Returning stateside and moving to Harlem, where he lived for six decades, Wright knew Harlem renaissance artists Romaine Bearden, Charles Alson, and Aaron Douglas, whose murals of the African American experience decorate the Harlem library. Wright was closely associated with the post WWII jazz scene. The emergence of black nationalism in the northern ghettos in the l950s coincided and interrelated with revolution in black music called Bebop. The Beboppers were rebels, culturally and personally, if not overtly politically. They took jazz and stood it on its head, taking traditional “American classical music,” the great gift of black America to the world, and elevated it to new levels of complexity and beauty. Bruce Wright, a rebel himself, identified and associated with the new music at its birth and was a manager and business advisor to great artists including Max Roach, Art Blakey, John Coltrane, Charles Mingus, Miles Davis, Horace Silver, Mary Lou Williams, and Sonny Rollins.

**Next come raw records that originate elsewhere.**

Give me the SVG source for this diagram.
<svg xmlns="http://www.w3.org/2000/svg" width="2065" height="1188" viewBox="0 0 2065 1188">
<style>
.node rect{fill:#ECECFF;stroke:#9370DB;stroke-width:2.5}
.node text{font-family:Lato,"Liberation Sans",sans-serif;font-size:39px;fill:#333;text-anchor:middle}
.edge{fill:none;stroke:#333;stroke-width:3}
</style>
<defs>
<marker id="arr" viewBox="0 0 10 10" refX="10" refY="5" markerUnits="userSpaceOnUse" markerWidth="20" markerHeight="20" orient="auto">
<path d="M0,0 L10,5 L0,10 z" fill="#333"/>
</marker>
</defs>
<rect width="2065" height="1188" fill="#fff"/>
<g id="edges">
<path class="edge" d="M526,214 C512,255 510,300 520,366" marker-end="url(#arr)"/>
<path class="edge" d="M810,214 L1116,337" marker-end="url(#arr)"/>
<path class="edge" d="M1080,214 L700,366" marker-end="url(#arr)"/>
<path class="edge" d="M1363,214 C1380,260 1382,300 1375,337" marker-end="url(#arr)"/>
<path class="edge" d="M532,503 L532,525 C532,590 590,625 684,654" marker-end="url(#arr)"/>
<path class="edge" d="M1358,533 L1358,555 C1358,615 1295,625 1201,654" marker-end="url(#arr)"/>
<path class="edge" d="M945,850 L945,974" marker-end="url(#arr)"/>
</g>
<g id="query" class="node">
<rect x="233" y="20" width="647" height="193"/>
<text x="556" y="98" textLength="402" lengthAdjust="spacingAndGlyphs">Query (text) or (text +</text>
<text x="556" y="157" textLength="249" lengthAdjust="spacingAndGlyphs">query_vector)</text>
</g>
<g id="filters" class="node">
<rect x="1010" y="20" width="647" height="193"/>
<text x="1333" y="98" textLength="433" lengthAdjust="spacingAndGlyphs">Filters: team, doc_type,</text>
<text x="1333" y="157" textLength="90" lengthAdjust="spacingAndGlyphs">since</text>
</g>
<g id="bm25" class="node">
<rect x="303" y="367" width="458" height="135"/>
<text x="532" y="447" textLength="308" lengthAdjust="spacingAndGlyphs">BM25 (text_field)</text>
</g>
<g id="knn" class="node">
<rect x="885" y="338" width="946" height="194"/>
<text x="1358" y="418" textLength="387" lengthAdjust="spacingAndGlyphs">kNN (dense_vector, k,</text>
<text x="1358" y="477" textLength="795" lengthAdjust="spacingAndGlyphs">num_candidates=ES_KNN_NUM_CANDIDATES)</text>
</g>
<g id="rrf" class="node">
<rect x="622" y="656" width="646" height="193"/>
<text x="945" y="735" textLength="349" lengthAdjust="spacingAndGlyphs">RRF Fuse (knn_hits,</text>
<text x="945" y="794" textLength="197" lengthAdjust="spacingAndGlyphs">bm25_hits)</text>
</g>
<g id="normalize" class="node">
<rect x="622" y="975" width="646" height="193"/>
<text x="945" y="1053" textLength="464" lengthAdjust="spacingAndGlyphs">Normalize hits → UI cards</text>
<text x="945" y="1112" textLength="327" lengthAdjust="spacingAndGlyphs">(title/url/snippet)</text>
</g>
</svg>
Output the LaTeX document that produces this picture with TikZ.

Wright’s mother was Irish, one of l3 children, whose ancestors came from Ireland around l825, settling in Newark, New Jersey. Bruce was raised in Princeton in a loving home with a brother and sister. His father was black man from Monserrat, a Caribbean island from which he immigrated because “there was nothing to do except haul water to Antigua.” Wright remembered his mother as “a tall, handsome woman, jolly and a moderate drinker. she seemed to be at ease with the black neighbors among whom we always lived. “My father,” he recalled, “was five feet four inches tall, a pefectly reasonable height for a pacifist. A survivor of WWI, he preached to me from childhood the imagined virtues of imagined peace.” They were buried in a segregated cemetery, separated on the basis of race. “My mother and her old sister…are buried in the white section. My father lies in the same obscurity he knew in life, in the areas reserved for the black dead.”
Wright ran afoul of the New York City police and prosecutors when he refused to rubber stamp routinely high bail requests, which not only denied the accused the right to be free to help prepare their own defense but worked in practise as preventive detention. When he released an accused cop killer (latter acquitted) the Policemen’s Benevolent Association went ballistic. The tabloid press dubbed him “Turn ‘em Loose Bruce.”
A demonstration, built with the help of the Guild and Bruce’s friend Guild President Hal Mayerson was called in his defense. Hundreds gathered to support him in front of the downtown Municipal Building. When his judgeship was not renewed, he ran for the Civil Court from Harlem and won a ten-year term. Bruce was extremely popular among lawyers who appeared before him because of his intelligence and courtesy.
Bruce M. Wright was a well known figure in Harlem. The encomium that he liked best was given him the day a car knocked him off his bicycle, seriously injuring him. As Wright lay in the street, a passerby looked down at him and said, “Oh shit, its the judge.”